Silverfield would demolish the former Edgewood Theater at the intersection of Edgewood Avenue and Plymouth Street to redevelop the site for self storage and retail uses.
The Challenges
While certainly well-intentioned, simply opposing the construction of a storage unit on this site is not the most prudent strategy from a legal standpoint. The property in question is zoned Commercial Community/General-1 (CCG-1). A storage unit facility is a use by right for properties zoned CCG-1, meaning a storage unit on the property is legally permissible and not subject to any special review by the City of Jacksonville. While some relief is being sought for parking and building setback through the Administrative Deviation process, a persuasive argument could be made that there is sufficient economic site constraints and legal precedent given that three nearby storage facilities in the Brooklyn and MixonTown neighborhoods received similar accommodations. The bottom line is that self-storage building could easily be constructed here - or anywhere on Murray Hill’s Edgewood Avenue, given that nearly the entire commercial district is zoned CCG-1.
Even if the city denied the applicant’s proposal, it would likely result in intervening court action. Bluetiger Properties, a joint venture between real estate developers Framework Group LLC and MTC Corp, had proposed to build an eight-story mixed use complex in Tampa’s Channel District. Plans called for 305 apartments, 11,581 square feet of ground-level retail space and 140,000 square feet of self-storage space. The storage units were to be located next to a Tampa Electric Company transmission station. Zoning laws allowed that up to 40% of the proposed structure could include self-storage space. Officials and residents opposed the project, and Tampa’s zoning board denied it outright in November 2018.

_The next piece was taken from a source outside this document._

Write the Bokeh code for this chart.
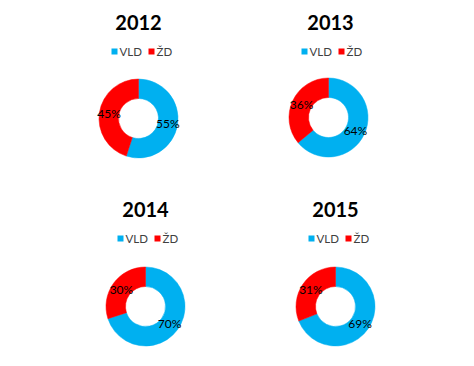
import math
from bokeh.plotting import figure
from bokeh.models import Range1d, ColumnDataSource
from bokeh.core.properties import value
from bokeh.embed import file_html
from bokeh.resources import INLINE

# ---- data ----
years = ["2012", "2013", "2014", "2015"]
categories = ["VLD", "ŽD"]
vld = [55, 64, 70, 69]
zd = [45, 36, 30, 31]
colors = ["#00B0F0", "#FF0000"]

# ---- layout (image pixel coordinates) ----
W, H = 474, 366
cx = [138, 328, 145, 335]
cy = [118, 117, 306, 306]
title_x = [138, 330, 145, 335]
title_y = [22, 22, 209, 209]
leg_x = [111, 301, 117, 308]
leg_y = [51, 51, 238, 238]
r_out, r_in = 39.5, 20

PW, PH = W - 16, H - 16
p = figure(width=PW, height=PH, output_backend="svg", toolbar_location=None,
           x_range=Range1d(0, PW), y_range=Range1d(H - PH, H), min_border=0)
p.axis.visible = False
p.grid.visible = False
p.outline_line_color = None
p.background_fill_color = "white"
p.border_fill_color = "white"

FONT = "Lato"

def Y(y):
    return H - y

for i, yr in enumerate(years):
    vals = [vld[i], zd[i]]
    total = sum(vals)
    starts, ends, lx, ly, labs = [], [], [], [], []
    acc = 0.0
    for v in vals:
        a0 = math.pi / 2 - 2 * math.pi * acc / total
        acc += v
        a1 = math.pi / 2 - 2 * math.pi * acc / total
        starts.append(a0)
        ends.append(a1)
        mid = (a0 + a1) / 2
        rm = (r_out + r_in) / 2
        lx.append(cx[i] + rm * math.cos(mid))
        ly.append(Y(cy[i]) + rm * math.sin(mid))
        labs.append(f"{round(100 * v / total)}%")
    src = ColumnDataSource(dict(x=[cx[i]] * 2, y=[Y(cy[i])] * 2, s=starts, e=ends,
                                c=colors, lx=lx, ly=ly, t=labs))
    p.annular_wedge(x="x", y="y", inner_radius=r_in, outer_radius=r_out,
                    start_angle="s", end_angle="e", direction="clock",
                    fill_color="c", line_color="c", line_width=0.5, source=src)
    p.text(x="lx", y="ly", text="t", source=src, text_align="center",
           text_baseline="middle", text_font=value(FONT), text_font_size="12px",
           text_color="#000000")
    # title
    p.text(x=[title_x[i]], y=[Y(title_y[i])], text=[yr], text_align="center",
           text_baseline="middle", text_font=value(FONT), text_font_style="bold",
           text_font_size="20px", text_color="#000000")
    # legend
    offs = [0, 37]
    for k, cat in enumerate(categories):
        x0 = leg_x[i] + offs[k]
        p.rect(x=[x0 + 3], y=[Y(leg_y[i])], width=6, height=6,
               fill_color=colors[k], line_color=None)
        p.text(x=[x0 + 8], y=[Y(leg_y[i])], text=[cat], text_align="left",
               text_baseline="middle", text_font=value(FONT), text_font_size="11.5px",
               text_color="#404040")

open("out.html", "w").write(file_html(p, INLINE))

However, the developers argued that the plan fit the site’s zoning and that there was demand in the area for storage, considering that the $3 billion Water Street Tampa development had already broken ground nearby. In January 2019, Bluetiger Properties sued the city for improper application of land use laws, seeking to reverse the project’s denial and to recover financial costs associated with that denial.
Locally, well-intentioned yet legally perilous opposition to the proposed Roost restaurant in Riverside and a proposed affordable housing development in Springfield have led to years-long legal battles, crumbling buildings and, in the latter case, a nearly $2 million financial judgement paid for by taxpayers. A denial based on the “Not In My Backyard” principle is unlikely likely to be upheld in a court of law.